• [What needs to be done]: Give the data below again exactly as written, without its pictures.

• [Supplied data]:
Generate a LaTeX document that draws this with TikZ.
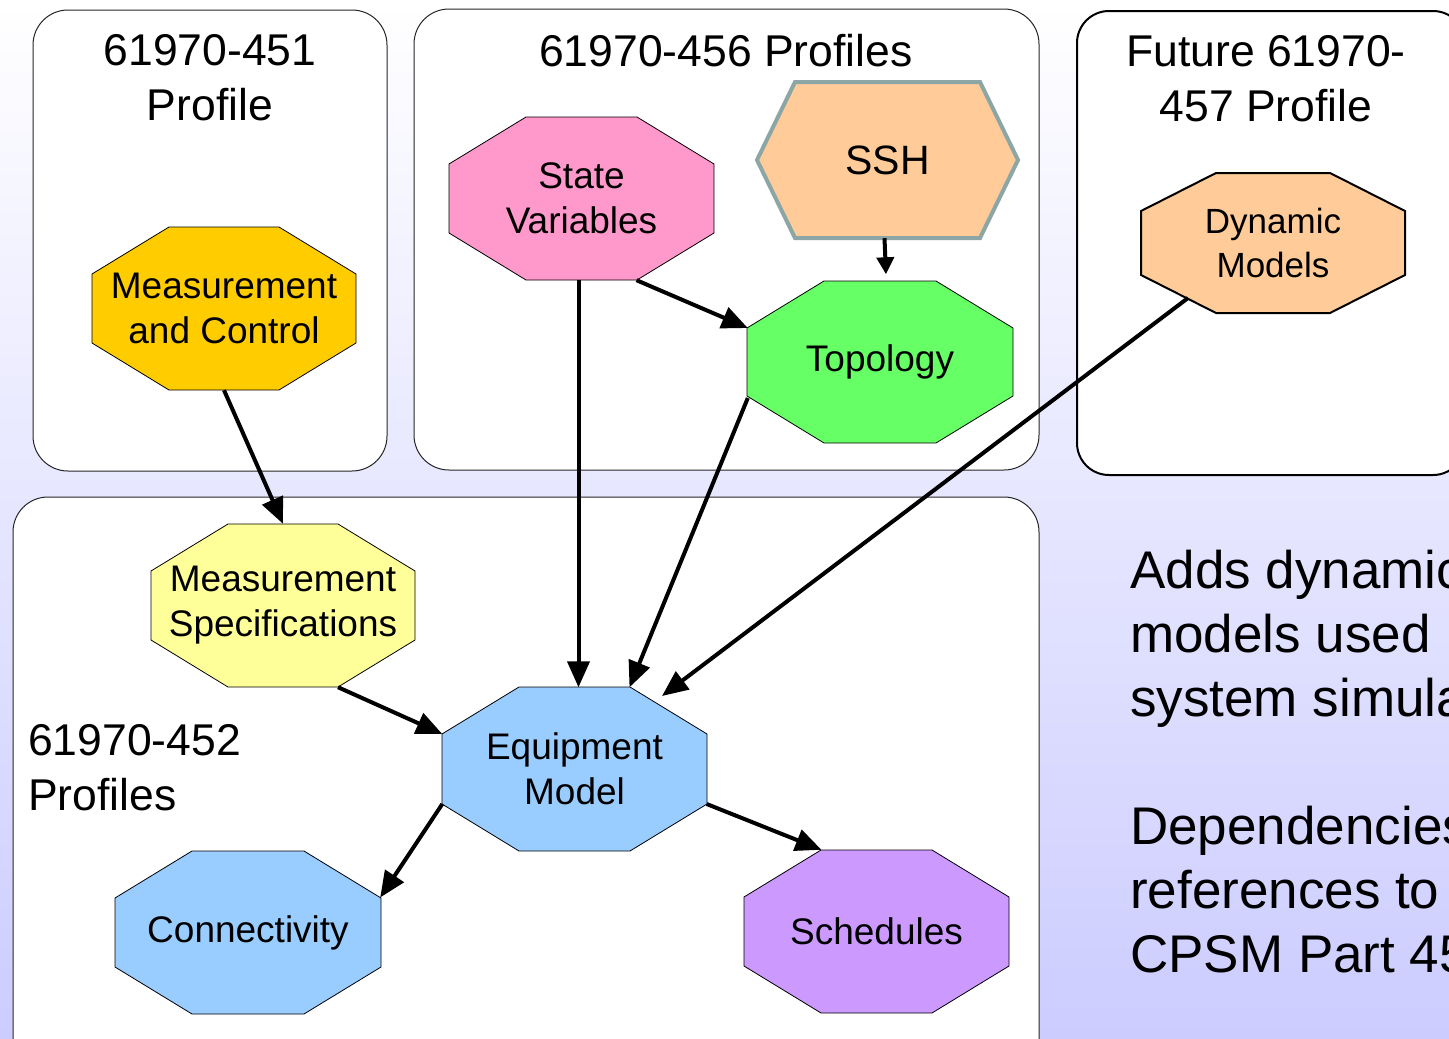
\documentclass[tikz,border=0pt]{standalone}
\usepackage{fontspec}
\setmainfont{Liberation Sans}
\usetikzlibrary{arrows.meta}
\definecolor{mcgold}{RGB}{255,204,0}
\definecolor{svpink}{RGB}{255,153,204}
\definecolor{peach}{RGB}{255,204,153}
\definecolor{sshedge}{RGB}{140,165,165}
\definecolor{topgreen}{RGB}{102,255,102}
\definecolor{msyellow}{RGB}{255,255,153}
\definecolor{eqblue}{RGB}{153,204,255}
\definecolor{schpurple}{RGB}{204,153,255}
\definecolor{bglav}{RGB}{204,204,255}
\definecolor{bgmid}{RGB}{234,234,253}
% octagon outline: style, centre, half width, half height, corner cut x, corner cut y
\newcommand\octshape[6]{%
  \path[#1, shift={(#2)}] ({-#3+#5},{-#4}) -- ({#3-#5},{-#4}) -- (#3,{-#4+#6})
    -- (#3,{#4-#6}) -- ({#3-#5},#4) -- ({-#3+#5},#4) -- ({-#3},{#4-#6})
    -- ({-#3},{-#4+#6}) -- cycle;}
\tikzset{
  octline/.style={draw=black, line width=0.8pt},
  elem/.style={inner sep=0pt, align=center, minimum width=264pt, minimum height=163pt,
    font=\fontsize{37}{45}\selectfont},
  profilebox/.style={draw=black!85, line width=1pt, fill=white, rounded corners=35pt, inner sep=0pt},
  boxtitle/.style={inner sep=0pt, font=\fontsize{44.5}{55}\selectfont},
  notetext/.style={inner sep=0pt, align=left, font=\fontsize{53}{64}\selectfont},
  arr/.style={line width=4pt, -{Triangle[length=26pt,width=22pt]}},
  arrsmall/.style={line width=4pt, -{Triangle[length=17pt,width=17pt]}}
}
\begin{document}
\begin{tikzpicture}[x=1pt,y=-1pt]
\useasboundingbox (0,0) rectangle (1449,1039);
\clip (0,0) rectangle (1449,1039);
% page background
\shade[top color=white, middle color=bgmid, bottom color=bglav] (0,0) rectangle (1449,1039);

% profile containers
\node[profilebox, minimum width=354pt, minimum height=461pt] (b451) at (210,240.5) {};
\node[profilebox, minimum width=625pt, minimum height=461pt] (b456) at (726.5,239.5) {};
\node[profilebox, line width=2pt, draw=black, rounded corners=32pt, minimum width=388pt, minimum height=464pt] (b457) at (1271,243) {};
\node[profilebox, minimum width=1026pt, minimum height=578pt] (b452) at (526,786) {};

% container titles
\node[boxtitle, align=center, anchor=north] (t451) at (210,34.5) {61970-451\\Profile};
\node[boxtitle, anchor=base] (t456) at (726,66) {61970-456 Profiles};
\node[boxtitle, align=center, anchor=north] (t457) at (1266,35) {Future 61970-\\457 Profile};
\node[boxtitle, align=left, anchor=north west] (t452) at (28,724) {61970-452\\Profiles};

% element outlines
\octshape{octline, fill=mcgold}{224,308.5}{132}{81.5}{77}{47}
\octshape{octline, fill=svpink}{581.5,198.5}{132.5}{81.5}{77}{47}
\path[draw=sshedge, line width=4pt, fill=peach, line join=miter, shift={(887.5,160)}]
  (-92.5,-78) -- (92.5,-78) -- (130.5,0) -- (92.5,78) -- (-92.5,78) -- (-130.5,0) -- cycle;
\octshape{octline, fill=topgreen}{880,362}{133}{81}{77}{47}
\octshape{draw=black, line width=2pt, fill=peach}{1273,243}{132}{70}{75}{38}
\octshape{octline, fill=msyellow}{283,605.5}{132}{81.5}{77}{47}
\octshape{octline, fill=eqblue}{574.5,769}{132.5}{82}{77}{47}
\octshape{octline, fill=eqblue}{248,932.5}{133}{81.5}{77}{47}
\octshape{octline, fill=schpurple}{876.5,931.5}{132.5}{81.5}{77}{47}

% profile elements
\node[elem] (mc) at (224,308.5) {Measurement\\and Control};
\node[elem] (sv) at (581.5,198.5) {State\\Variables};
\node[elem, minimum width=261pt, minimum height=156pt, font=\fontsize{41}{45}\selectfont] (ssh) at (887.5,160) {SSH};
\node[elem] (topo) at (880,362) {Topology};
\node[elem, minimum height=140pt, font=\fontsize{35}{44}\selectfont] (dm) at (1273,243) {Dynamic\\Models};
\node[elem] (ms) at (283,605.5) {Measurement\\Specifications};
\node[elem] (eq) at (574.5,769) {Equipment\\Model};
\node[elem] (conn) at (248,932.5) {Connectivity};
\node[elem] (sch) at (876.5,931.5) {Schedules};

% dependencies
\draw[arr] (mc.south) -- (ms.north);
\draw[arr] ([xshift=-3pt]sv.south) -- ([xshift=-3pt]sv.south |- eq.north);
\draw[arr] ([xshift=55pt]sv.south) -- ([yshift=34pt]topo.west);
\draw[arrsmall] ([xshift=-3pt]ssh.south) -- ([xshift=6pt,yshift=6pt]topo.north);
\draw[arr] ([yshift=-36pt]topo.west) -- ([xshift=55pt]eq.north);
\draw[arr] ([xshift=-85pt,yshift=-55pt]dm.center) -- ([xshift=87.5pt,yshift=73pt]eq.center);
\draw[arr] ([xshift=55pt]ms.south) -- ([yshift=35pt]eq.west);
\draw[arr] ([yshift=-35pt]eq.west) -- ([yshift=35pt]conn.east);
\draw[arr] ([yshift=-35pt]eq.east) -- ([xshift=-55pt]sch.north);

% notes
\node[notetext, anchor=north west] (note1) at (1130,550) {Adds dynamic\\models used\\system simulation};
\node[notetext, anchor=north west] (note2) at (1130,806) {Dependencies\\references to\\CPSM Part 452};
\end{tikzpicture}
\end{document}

• [Written reply]:
Generate a LaTeX document that draws this with TikZ.
\documentclass[tikz,border=0pt]{standalone}
\usepackage{fontspec}
\setmainfont{Liberation Sans}
\usetikzlibrary{arrows.meta}
\definecolor{mcgold}{RGB}{255,204,0}
\definecolor{svpink}{RGB}{255,153,204}
\definecolor{peach}{RGB}{255,204,153}
\definecolor{sshedge}{RGB}{140,165,165}
\definecolor{topgreen}{RGB}{102,255,102}
\definecolor{msyellow}{RGB}{255,255,153}
\definecolor{eqblue}{RGB}{153,204,255}
\definecolor{schpurple}{RGB}{204,153,255}
\definecolor{bglav}{RGB}{204,204,255}
\definecolor{bgmid}{RGB}{234,234,253}
% octagon outline: style, centre, half width, half height, corner cut x, corner cut y
\newcommand\octshape[6]{%
  \path[#1, shift={(#2)}] ({-#3+#5},{-#4}) -- ({#3-#5},{-#4}) -- (#3,{-#4+#6})
    -- (#3,{#4-#6}) -- ({#3-#5},#4) -- ({-#3+#5},#4) -- ({-#3},{#4-#6})
    -- ({-#3},{-#4+#6}) -- cycle;}
\tikzset{
  octline/.style={draw=black, line width=0.8pt},
  elem/.style={inner sep=0pt, align=center, minimum width=264pt, minimum height=163pt,
    font=\fontsize{37}{45}\selectfont},
  profilebox/.style={draw=black!85, line width=1pt, fill=white, rounded corners=35pt, inner sep=0pt},
  boxtitle/.style={inner sep=0pt, font=\fontsize{44.5}{55}\selectfont},
  notetext/.style={inner sep=0pt, align=left, font=\fontsize{53}{64}\selectfont},
  arr/.style={line width=4pt, -{Triangle[length=26pt,width=22pt]}},
  arrsmall/.style={line width=4pt, -{Triangle[length=17pt,width=17pt]}}
}
\begin{document}
\begin{tikzpicture}[x=1pt,y=-1pt]
\useasboundingbox (0,0) rectangle (1449,1039);
\clip (0,0) rectangle (1449,1039);
% page background
\shade[top color=white, middle color=bgmid, bottom color=bglav] (0,0) rectangle (1449,1039);

% profile containers
\node[profilebox, minimum width=354pt, minimum height=461pt] (b451) at (210,240.5) {};
\node[profilebox, minimum width=625pt, minimum height=461pt] (b456) at (726.5,239.5) {};
\node[profilebox, line width=2pt, draw=black, rounded corners=32pt, minimum width=388pt, minimum height=464pt] (b457) at (1271,243) {};
\node[profilebox, minimum width=1026pt, minimum height=578pt] (b452) at (526,786) {};

% container titles
\node[boxtitle, align=center, anchor=north] (t451) at (210,34.5) {61970-451\\Profile};
\node[boxtitle, anchor=base] (t456) at (726,66) {61970-456 Profiles};
\node[boxtitle, align=center, anchor=north] (t457) at (1266,35) {Future 61970-\\457 Profile};
\node[boxtitle, align=left, anchor=north west] (t452) at (28,724) {61970-452\\Profiles};

% element outlines
\octshape{octline, fill=mcgold}{224,308.5}{132}{81.5}{77}{47}
\octshape{octline, fill=svpink}{581.5,198.5}{132.5}{81.5}{77}{47}
\path[draw=sshedge, line width=4pt, fill=peach, line join=miter, shift={(887.5,160)}]
  (-92.5,-78) -- (92.5,-78) -- (130.5,0) -- (92.5,78) -- (-92.5,78) -- (-130.5,0) -- cycle;
\octshape{octline, fill=topgreen}{880,362}{133}{81}{77}{47}
\octshape{draw=black, line width=2pt, fill=peach}{1273,243}{132}{70}{75}{38}
\octshape{octline, fill=msyellow}{283,605.5}{132}{81.5}{77}{47}
\octshape{octline, fill=eqblue}{574.5,769}{132.5}{82}{77}{47}
\octshape{octline, fill=eqblue}{248,932.5}{133}{81.5}{77}{47}
\octshape{octline, fill=schpurple}{876.5,931.5}{132.5}{81.5}{77}{47}

% profile elements
\node[elem] (mc) at (224,308.5) {Measurement\\and Control};
\node[elem] (sv) at (581.5,198.5) {State\\Variables};
\node[elem, minimum width=261pt, minimum height=156pt, font=\fontsize{41}{45}\selectfont] (ssh) at (887.5,160) {SSH};
\node[elem] (topo) at (880,362) {Topology};
\node[elem, minimum height=140pt, font=\fontsize{35}{44}\selectfont] (dm) at (1273,243) {Dynamic\\Models};
\node[elem] (ms) at (283,605.5) {Measurement\\Specifications};
\node[elem] (eq) at (574.5,769) {Equipment\\Model};
\node[elem] (conn) at (248,932.5) {Connectivity};
\node[elem] (sch) at (876.5,931.5) {Schedules};

% dependencies
\draw[arr] (mc.south) -- (ms.north);
\draw[arr] ([xshift=-3pt]sv.south) -- ([xshift=-3pt]sv.south |- eq.north);
\draw[arr] ([xshift=55pt]sv.south) -- ([yshift=34pt]topo.west);
\draw[arrsmall] ([xshift=-3pt]ssh.south) -- ([xshift=6pt,yshift=6pt]topo.north);
\draw[arr] ([yshift=-36pt]topo.west) -- ([xshift=55pt]eq.north);
\draw[arr] ([xshift=-85pt,yshift=-55pt]dm.center) -- ([xshift=87.5pt,yshift=73pt]eq.center);
\draw[arr] ([xshift=55pt]ms.south) -- ([yshift=35pt]eq.west);
\draw[arr] ([yshift=-35pt]eq.west) -- ([yshift=35pt]conn.east);
\draw[arr] ([yshift=-35pt]eq.east) -- ([xshift=-55pt]sch.north);

% notes
\node[notetext, anchor=north west] (note1) at (1130,550) {Adds dynamic\\models used\\system simulation};
\node[notetext, anchor=north west] (note2) at (1130,806) {Dependencies\\references to\\CPSM Part 452};
\end{tikzpicture}
\end{document}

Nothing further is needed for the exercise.